I struggled to make sense of my surroundings, but the dim cabin lights magnified my displacement. Looking around at the other passengers, mostly locals, I could swear they were consciously avoiding eye contact. I had a feeling, they’ve been down this road before and that wherever we were, it was a place they certainly did not want to be. As I peered out the window, greeted by my own reflection, I could see only darkness. This sure as hell wasn’t the Travertine pools nor was it Denizli.
The Galley Master, looking convincingly like a bus attendant, addressed us in English laden with a thick Turkish accent, “Here, here.” Whipping us into line like sheep to the slaughter, he forcefully ushered us out the now open back door. There were four of us in total: me, my wife, and two other women. Within moments, before we could realize what was happening, we were standing alongside the bus, watching the driver grab our packs and toss them haphazardly unto the roadside, all while ignoring our silent protestations.
I grabbed the Galley Master’s arm as he turned to walk away, hoping to force a conversation or the very least an explanation. With a surprising deftness, probably honed from previous victims, and in one well-rehearsed movement, he shrugged off my hand, jumped on the already moving bus, turned and said, “Here, wait here.”
“Wait here? There’s nothing here,” I responded to no avail.
As we watched the bus roll away in the darkness the four of us shared a glance. Words were unnecessary at this point, but we knew what we were all thinking, “what the fuck just happened?”
We were in an empty lot, surrounded by trees on all sides. Besides the few crude wooden benches dotting the edges and a couple of randomly placed street lamps, the lot was unremarkable. About 100 feet away, a group of Turkish men stared at us with a mild curiosity. Periodically they would take drags off their cigarettes to remind us of their indifference.
We were in the middle of nowhere.
I’ve been stranded before. Being a seasoned backpacker, this certainly wasn’t my first rodeo. I’ve hitchhiked, I’ve trekked, and I had no reservations about asking help from strangers. But this time it was different.

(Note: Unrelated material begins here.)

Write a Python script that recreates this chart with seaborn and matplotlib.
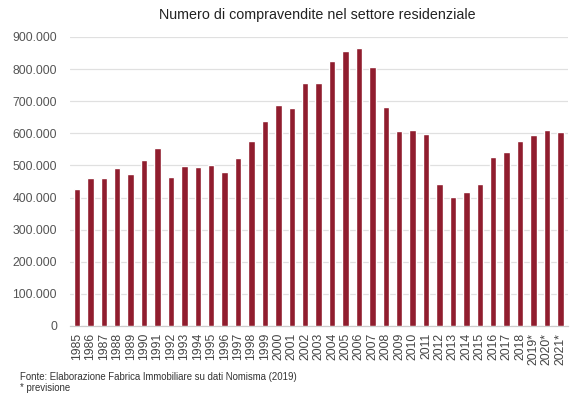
import matplotlib
matplotlib.use("Agg")
import matplotlib.pyplot as plt
import seaborn as sns
import pandas as pd
from matplotlib.ticker import FuncFormatter, MultipleLocator

years = ["1985", "1986", "1987", "1988", "1989", "1990", "1991", "1992", "1993", "1994",
         "1995", "1996", "1997", "1998", "1999", "2000", "2001", "2002", "2003", "2004",
         "2005", "2006", "2007", "2008", "2009", "2010", "2011", "2012", "2013", "2014",
         "2015", "2016", "2017", "2018", "2019*", "2020*", "2021*"]
values = [427000, 461000, 460000, 492000, 473000, 517000, 555000, 464000, 499000, 495000,
          501000, 480000, 523000, 576000, 639000, 687000, 678000, 758000, 758000, 826000,
          856000, 866000, 806000, 682000, 608000, 611000, 597000, 443000, 402000, 416000,
          443000, 527000, 541000, 576000, 594000, 609000, 603000]

title = "Numero di compravendite nel settore residenziale"
source = "Fonte: Elaborazione Fabrica Immobiliare su dati Nomisma (2019)"
note = "* previsione"

sns.set_theme(style="white")
plt.rcParams["font.family"] = ["Liberation Sans", "DejaVu Sans"]

df = pd.DataFrame({"anno": years, "valore": values})

fig = plt.figure(figsize=(5.7, 3.94), dpi=100)
ax = fig.add_axes([0.122, 0.1726, 0.874, 0.7335])

sns.barplot(data=df, x="anno", y="valore", color="#901D2E", width=0.48,
            saturation=1, ax=ax, zorder=3)

ax.set_ylim(0, 900000)
ax.yaxis.set_major_locator(MultipleLocator(100000))
ax.yaxis.set_major_formatter(FuncFormatter(lambda v, p: f"{int(v):,}".replace(",", ".")))
ax.grid(axis="y", color="#e0e0e0", linewidth=0.9, zorder=0)
ax.set_axisbelow(True)
for s in ["top", "right", "left"]:
    ax.spines[s].set_visible(False)
ax.spines["bottom"].set_color("#cccccc")
ax.spines["bottom"].set_linewidth(0.9)
ax.set_xlabel("")
ax.set_ylabel("")
ax.tick_params(axis="y", labelsize=8.8, colors="#555555", length=0, pad=9)
ax.tick_params(axis="x", labelsize=8.8, colors="#444444", length=0, pad=5, rotation=90)
ax.set_xlim(-0.55, len(years) - 0.45)

fig.text(0.556, 0.962, title, ha="center", va="center", fontsize=10.3, color="#222222")
fig.text(0.035, 0.044, source, ha="left", va="center", fontsize=6.9, color="#333333")
fig.text(0.035, 0.015, note, ha="left", va="center", fontsize=6.9, color="#333333")

fig.savefig("out.png", dpi=100)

I could hear the disembodied growls all around us. It happened fast. Within heartbeats, the shadows came alive with a pack of rabid wild dogs. Like predators sensing weakness, the dogs circled, jostling and pacing for a better attack position. With little effort, I instantly spotted the Alpha; a big muscular hellhound, with glistening yellow teeth, whipping saliva with each bellow. This was no ordinary run in with strays. Instantly we went on the defense. The women formed a tight defensive circle, stepping as high on the benches as was possible; I grabbed my bag, holding it in front of me as a shield. The pack continued to circle, brandishing their teeth, howling intermittently as though calling for action. I bluff charged, I yelled, but this only served to aggravate them more. We braced ourselves, as the attack seemed imminent.
Suddenly, we could hear loud whistling, followed by even louder yelling. From behind us, the three Turkish men dropped their indifference and charged, attacking with rocks and cigarette butts. The dogs attempted to mount an offensive. But in the face of greater aggression, the pack scattered running back into the shadows from whence they came. Clearly, these men have dealt with their kind before.
Perhaps we were meant to wait for another bus, or perhaps we really were left stranded. Looking back, it no longer really mattered. What was expected to be an uneventful bus trip from Cappadocia to Pamukkale became one of our fondest memories. In the end, the three men not only pulled us from the fire, but also helped us arrange a ride to take us the final few hours to Pamukkale. For my wife and I, this was the reason we traveled. In the place we least expected, we were given a peek behind the curtains and experienced the genuine kindness and generosity of the Turkish People.
If this was nowhere, I’ll take that over somewhere any day.